La lettre de Frédéric Simottel n°8
Au carrefour du numérique, des mathématiques, de la physique, de la chimie et de l’électronique, le quantique nourrit son lot de promesses dans des domaines aussi variés que la santé, la logistique, l’énergie ou les transports. Mais aussi la cybersécurité… Voici quelques notes partagées avec un panel d’experts. - Frédéric Simottel
Des travaux quantiques sont lancés un peu partout dans le monde. Certains depuis de nombreuses années. Un rapport de Capgemini affirme ainsi qu’au niveau mondial, une entreprise sur quatre travaille aujourd’hui sur des technologies quantiques. Par chance, la France figure parmi les pionniers dans le domaine. Certes nous sommes loin de bénéficier des mêmes moyens que les Américains ou les Chinois ; nous sommes loin également de travailler d’une seule voix avec les autres pays européens (Allemands et Hollandais suivent chacun leurs propres sillons) mais notre écosystème est solide et comprend plusieurs grands acteurs industriels Atos, Thales, Orange, Airbus… des centres de recherche multi-compétences, des start-ups dont certaines ont levé des fonds significatifs et des PME spécialisées.
Le quantique, une menace pour la cybersécurité
Mais au-delà de tous les espoirs placés en lui, le quantique présente aussi son « côté obscur ». Cette technologie fait en effet peser de sérieuses menaces en termes de cybersécurité. Ses capacités à challenger les algorithmes cryptographiques actuels, à casser les systèmes de chiffrement et à s’en prendre aux infrastructures critiques font craindre le pire le jour où les pirates auront eux aussi atteint un certain niveau de maturité dans le domaine. Chercheurs, universitaires, industriels, entreprises de la tech, PME spécialisées travaillent donc intensément pour déployer du quantique au cœur des infrastructures de communication existantes. Leur objectif est d’ajouter une couche de sécurité supplémentaire pour répondre aux futures formes de cyberattaques.
Un premier consortium Français se met en place
L’enjeu est de taille et comprend un certain degré d’urgence. Orange s’est d’ailleurs emparé du sujet en annonçant il y a quelques jours le lancement du consortium FranceQCI. Porté par les industriels, les autorités publiques, des PME de la tech, etc, cet assemblage de compétences vise à déployer des réseaux d’infrastructure de communication quantique en France pour sécuriser nos données sensibles et nos communications régaliennes. Il s’agit aussi, en parallèle, d’accompagner la stratégie cyber de l’Union Européenne pour, là encore, protéger les infrastructures critiques et les communications entre institutions gouvernementales.
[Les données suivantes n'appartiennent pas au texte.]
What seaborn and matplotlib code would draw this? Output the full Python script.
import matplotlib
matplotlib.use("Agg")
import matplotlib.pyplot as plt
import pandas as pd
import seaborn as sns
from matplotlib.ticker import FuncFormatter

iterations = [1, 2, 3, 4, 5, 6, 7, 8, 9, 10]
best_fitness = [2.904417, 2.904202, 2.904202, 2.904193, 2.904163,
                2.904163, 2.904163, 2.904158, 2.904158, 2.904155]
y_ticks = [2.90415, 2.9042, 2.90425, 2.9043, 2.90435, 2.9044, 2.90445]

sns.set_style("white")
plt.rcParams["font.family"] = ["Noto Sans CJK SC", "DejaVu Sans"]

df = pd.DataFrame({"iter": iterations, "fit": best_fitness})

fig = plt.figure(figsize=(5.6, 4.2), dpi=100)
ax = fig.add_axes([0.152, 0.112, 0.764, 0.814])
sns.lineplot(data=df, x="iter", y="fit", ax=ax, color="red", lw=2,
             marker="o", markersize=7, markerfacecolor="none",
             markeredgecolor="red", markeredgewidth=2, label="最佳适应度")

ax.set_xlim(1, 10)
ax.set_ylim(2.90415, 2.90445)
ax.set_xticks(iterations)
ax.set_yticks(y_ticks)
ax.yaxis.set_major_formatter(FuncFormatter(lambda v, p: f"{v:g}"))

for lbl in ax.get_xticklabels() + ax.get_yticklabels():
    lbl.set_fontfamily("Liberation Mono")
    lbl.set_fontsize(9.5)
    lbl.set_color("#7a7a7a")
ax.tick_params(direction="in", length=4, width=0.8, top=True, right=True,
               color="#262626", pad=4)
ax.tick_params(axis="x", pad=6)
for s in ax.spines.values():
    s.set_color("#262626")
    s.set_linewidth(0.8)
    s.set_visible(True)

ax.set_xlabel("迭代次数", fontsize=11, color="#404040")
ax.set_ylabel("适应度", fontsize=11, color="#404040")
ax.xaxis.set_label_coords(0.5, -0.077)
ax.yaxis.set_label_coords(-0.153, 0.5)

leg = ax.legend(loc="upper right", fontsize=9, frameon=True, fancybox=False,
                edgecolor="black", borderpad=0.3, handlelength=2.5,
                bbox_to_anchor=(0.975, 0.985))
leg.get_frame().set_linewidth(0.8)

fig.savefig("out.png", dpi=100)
L’inviolabilité des communications quantiques
Tous ces acteurs ont conscience du potentiel incroyable du quantique (et notamment de son pan cyber). Une technologie qui se réfère à la physique des particules élémentaires, mêlant photons, électrons, atomes et donc maîtrisée depuis de longues années –les premiers travaux datent d’Albert Einstein. Malgré cela, il a fallu quelques décennies pour passer de la physique aux applications telles que les communications quantiques.
Sur le principe une communication quantique comprend une première étape qui chiffre la clé de cryptage en quantique. On transmet alors des paquets d’informations codés. Une fois arrivées à destination, ces données sont décodées par la clé du destinataire. Jusque-là, rien de neuf puisque c’est ainsi que l’on procède dans le monde classique. Seule différence, là où les informations étaient binaires (0 ou 1), les communications quantiques disposent de clés intégrées dans des photons qui répondent à des états quantiques. Ces derniers vont porter l’information de la clé qui sera donc décodée par le récepteur. Tout cela est rendu possible par la physique quantique et sa caractéristique de travailler sur l’infiniment petit. Le critère sécurité se met en jeu à partir du moment où les états quantiques de la matière disparaissent, notamment lorsqu’un tiers tente de regarder ou de corrompre la clé. L’info est alors détruite. Inviolabilité maximale puisqu’il n’y a aucun moyen de contourner cette loi physique. Sans rentrer davantage dans les détails et pour pousser un « cocorico de fierté », ces innovations font notamment partie des travaux du Prix Nobel Alain Aspect (et d’autres scientifiques). Et c’est donc la distribution de clé quantique qui a fait naître une ambition européenne de créer un réseau quantique paneuropéen.
Une architecture terrestre et satellitaire
L’architecture de ce réseau paneuropéen comprend à la fois des réseaux métropolitains terrestres et des composantes satellites. La clé quantique est en effet fragile et ne peut pas être regénérée et transmise sur une longueur trop importante. Pour couvrir de longues distances, il faut donc soit créer des sortes de répéteurs quantiques sur terre, soit utiliser les liens satellites. C’est ainsi que nous pourrons bâtir un réseau quasi-inviolable pour notamment tous nos services régaliens. Premiers tests : d’ici à 2025.